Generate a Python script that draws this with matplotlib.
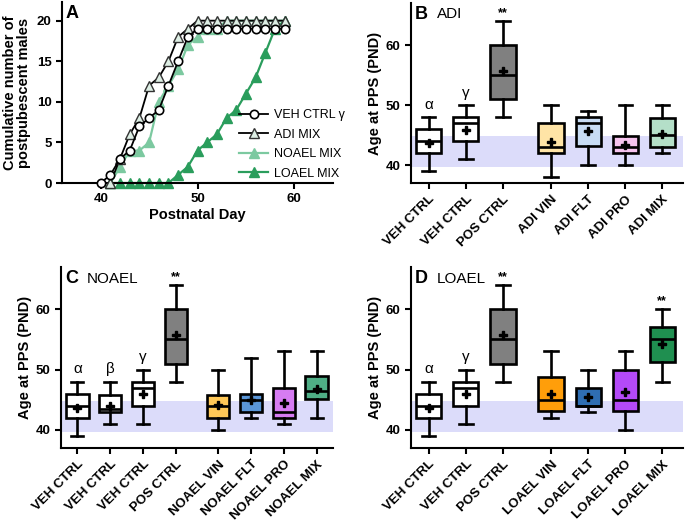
import matplotlib
matplotlib.use("Agg")
import matplotlib.pyplot as plt

plt.rcParams['font.family'] = ['Liberation Sans', 'DejaVu Sans']
plt.rcParams['axes.linewidth'] = 1.5

# ---------------- Panel A data ----------------
days = list(range(40, 60))
veh_ctrl = [0, 1, 3, 4, 7, 8, 9, 12, 15, 18, 19, 19, 19, 19, 19, 19, 19, 19, 19, 19]
adi_mix_days = list(range(41, 60))
adi_mix = [0, 3, 6, 8, 12, 13, 15, 18, 19, 20, 20, 20, 20, 20, 20, 20, 20, 20, 20]
noael_mix_days = list(range(41, 60))
noael_mix = [0, 2, 4, 4, 5, 10, 12, 14, 17, 18, 19, 19, 20, 20, 20, 20, 20, 20, 20]
loael_mix_days = list(range(41, 60))
loael_mix = [0, 0, 0, 0, 0, 0, 0, 1, 2, 4, 5, 6, 8, 9, 11, 13, 16, 19, 20]

# ---------------- Box panels data ----------------
# B: ADI
b_labels = ["VEH CTRL", "VEH CTRL", "POS CTRL", "ADI VIN", "ADI FLT", "ADI PRO", "ADI MIX"]
b_pos = [0, 1, 2, 3.3, 4.3, 5.3, 6.3]
b_whislo = [39, 41, 48, 38, 40, 40, 42]
b_q1 = [42, 44, 51, 42, 43.2, 42, 43]
b_med = [44, 47, 55, 43, 47, 43, 45]
b_q3 = [46, 48, 60, 47, 48, 44.8, 47.8]
b_whishi = [48, 50, 64, 50, 49, 50, 50]
b_mean = [43.7, 45.9, 55.7, 43.8, 45.6, 43.3, 45.2]
b_colors = ["white", "white", "#808080", "#FFE4A6", "#C8DCF4", "#F6C3EE", "#B4DFC8"]
b_marks = ["α", "γ", "**", "", "", "", ""]

# C: NOAEL
c_labels = ["VEH CTRL", "VEH CTRL", "VEH CTRL", "POS CTRL",
            "NOAEL VIN", "NOAEL FLT", "NOAEL PRO", "NOAEL MIX"]
c_pos = [0, 1, 2, 3, 4.3, 5.3, 6.3, 7.3]
c_whislo = [39, 41, 41, 48, 40, 42, 41, 42]
c_q1 = [42, 43, 44, 51, 42, 43, 42, 45.2]
c_med = [44, 43.5, 47, 55, 44, 45, 43, 46.5]
c_q3 = [46, 45.8, 48, 60, 45.8, 46, 47, 49]
c_whishi = [48, 48, 50, 64, 50, 52, 53, 53]
c_mean = [43.7, 44.0, 45.9, 55.7, 44.2, 45.0, 44.5, 46.8]
c_colors = ["white", "white", "white", "#808080", "#FFC857", "#5A96D8", "#D67CF2", "#4FAE86"]
c_marks = ["α", "β", "γ", "**", "", "", "", ""]

# D: LOAEL
d_labels = ["VEH CTRL", "VEH CTRL", "POS CTRL", "LOAEL VIN", "LOAEL FLT", "LOAEL PRO", "LOAEL MIX"]
d_pos = [0, 1, 2, 3.3, 4.3, 5.3, 6.3]
d_whislo = [39, 41, 48, 42, 43, 40, 48]
d_q1 = [42, 44, 51, 43.2, 44, 43.2, 51.2]
d_med = [44, 47, 55, 45, 44, 45, 55]
d_q3 = [46, 48, 60, 48.8, 47, 50, 57]
d_whishi = [48, 50, 64, 53, 50, 53, 60]
d_mean = [43.7, 45.9, 55.7, 45.9, 45.5, 46.3, 54.3]
d_colors = ["white", "white", "#808080", "#FF9E0A", "#2F6EB3", "#B44AF8", "#1F8F50"]
d_marks = ["α", "γ", "**", "", "", "", "**"]

band_lo, band_hi = 39.7, 44.8
band_color = "#DCDCFA"

fig = plt.figure(figsize=(6.85, 5.25), dpi=100)


def style_axes(ax):
    for s in ['top', 'right']:
        ax.spines[s].set_visible(False)
    ax.tick_params(axis='both', width=1.5, length=4, labelsize=9.5)
    for lab in ax.get_xticklabels() + ax.get_yticklabels():
        lab.set_fontweight('bold')


# ---------------- Panel A ----------------
axA = fig.add_axes([62 / 685, 1 - 183 / 525, 271 / 685, 181 / 525])
lw = 1.3
axA.plot(days, veh_ctrl, color='black', lw=lw, marker='o', ms=6, mfc='white',
         mec='black', mew=1.2, clip_on=False, zorder=4, label='VEH CTRL γ')
axA.plot(adi_mix_days, adi_mix, color='black', lw=lw, marker='^', ms=6.5, mfc='#DDEEE4',
         mec='#333333', mew=1.0, clip_on=False, zorder=3, label='ADI MIX')
axA.plot(noael_mix_days, noael_mix, color='#7CC9A0', lw=lw + 0.3, marker='^', ms=6.5,
         mfc='#7CC9A0', mec='#7CC9A0', clip_on=False, zorder=2, label='NOAEL MIX')
axA.plot(loael_mix_days, loael_mix, color='#2A9D5C', lw=lw + 0.3, marker='^', ms=6.5,
         mfc='#2A9D5C', mec='#2A9D5C', clip_on=False, zorder=2, label='LOAEL MIX')
axA.set_xlim(36, 64)
axA.set_ylim(0, 22.3)
axA.set_xticks([40, 50, 60])
axA.set_yticks([0, 5, 10, 15, 20])
style_axes(axA)
axA.set_xlabel("Postnatal Day", fontsize=10.5, fontweight='bold', labelpad=2)
axA.set_ylabel("Cumulative number of\npostpubescent males", fontsize=10.5,
               fontweight='bold', labelpad=4, linespacing=1.0)
axA.text(0.012, 0.985, "A", transform=axA.transAxes, fontsize=13, fontweight='bold',
         va='top', ha='left')
axA.legend(loc='lower right', bbox_to_anchor=(1.075, -0.03), frameon=False,
           fontsize=9, handlelength=2.3, labelspacing=0.6, borderpad=0.2,
           handletextpad=0.45)


def box_panel(rect, letter, title, labels, pos, whislo, q1, med, q3, whishi,
              mean, colors, marks, xlim):
    ax = fig.add_axes(rect)
    ax.axhspan(band_lo, band_hi, color=band_color, lw=0, zorder=0)
    stats = []
    for i in range(len(labels)):
        stats.append(dict(whislo=whislo[i], q1=q1[i], med=med[i], q3=q3[i],
                          whishi=whishi[i], mean=mean[i], fliers=[]))
    bp = ax.bxp(stats, positions=pos, widths=0.68, patch_artist=True,
                showmeans=True, showfliers=False,
                boxprops=dict(linewidth=1.9, edgecolor='black'),
                medianprops=dict(color='black', linewidth=1.9),
                whiskerprops=dict(color='black', linewidth=1.9),
                capprops=dict(color='black', linewidth=1.9),
                meanprops=dict(marker='P', markerfacecolor='black',
                               markeredgecolor='black', markersize=5.2),
                capwidths=0.36, manage_ticks=False)
    for patch, c in zip(bp['boxes'], colors):
        patch.set_facecolor(c)
        patch.set_zorder(2)
    for i, m in enumerate(marks):
        if m:
            if m == "**":
                ax.text(pos[i], whishi[i] + 0.3, m, ha='center', va='bottom',
                        fontsize=9, fontweight='bold')
            else:
                ax.text(pos[i], whishi[i] + 0.9, m, ha='center', va='bottom',
                        fontsize=11)
    ax.set_xlim(*xlim)
    ax.set_ylim(37, 67)
    ax.set_yticks([40, 50, 60])
    ax.set_xticks(pos)
    ax.set_xticklabels(labels, rotation=45, ha='right', rotation_mode='anchor')
    style_axes(ax)
    ax.set_ylabel("Age at PPS (PND)", fontsize=10.5, fontweight='bold', labelpad=3)
    ax.text(0.015, 0.985, letter, transform=ax.transAxes, fontsize=13,
            fontweight='bold', va='top', ha='left')
    ax.text(0.095, 0.975, title, transform=ax.transAxes, fontsize=11,
            va='top', ha='left')
    return ax


box_panel([411 / 685, 1 - 183 / 525, 272 / 685, 180 / 525], "B", "ADI",
          b_labels, b_pos, b_whislo, b_q1, b_med, b_q3, b_whishi, b_mean,
          b_colors, b_marks, (-0.48, 6.86))
box_panel([61 / 685, 1 - 448 / 525, 272 / 685, 181 / 525], "C", "NOAEL",
          c_labels, c_pos, c_whislo, c_q1, c_med, c_q3, c_whishi, c_mean,
          c_colors, c_marks, (-0.5, 7.8))
box_panel([411 / 685, 1 - 448 / 525, 272 / 685, 181 / 525], "D", "LOAEL",
          d_labels, d_pos, d_whislo, d_q1, d_med, d_q3, d_whishi, d_mean,
          d_colors, d_marks, (-0.48, 6.86))

fig.savefig("out.png", dpi=100)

========================================================================

THE PROBLEM:
Make an exact copy of the lines from the top of the material through the line with "plt.rcParams['axes.linewidth'] = 1.5", pictures excluded.

THE SOLUTION:
Generate a Python script that draws this with matplotlib.
import matplotlib
matplotlib.use("Agg")
import matplotlib.pyplot as plt

plt.rcParams['font.family'] = ['Liberation Sans', 'DejaVu Sans']
plt.rcParams['axes.linewidth'] = 1.5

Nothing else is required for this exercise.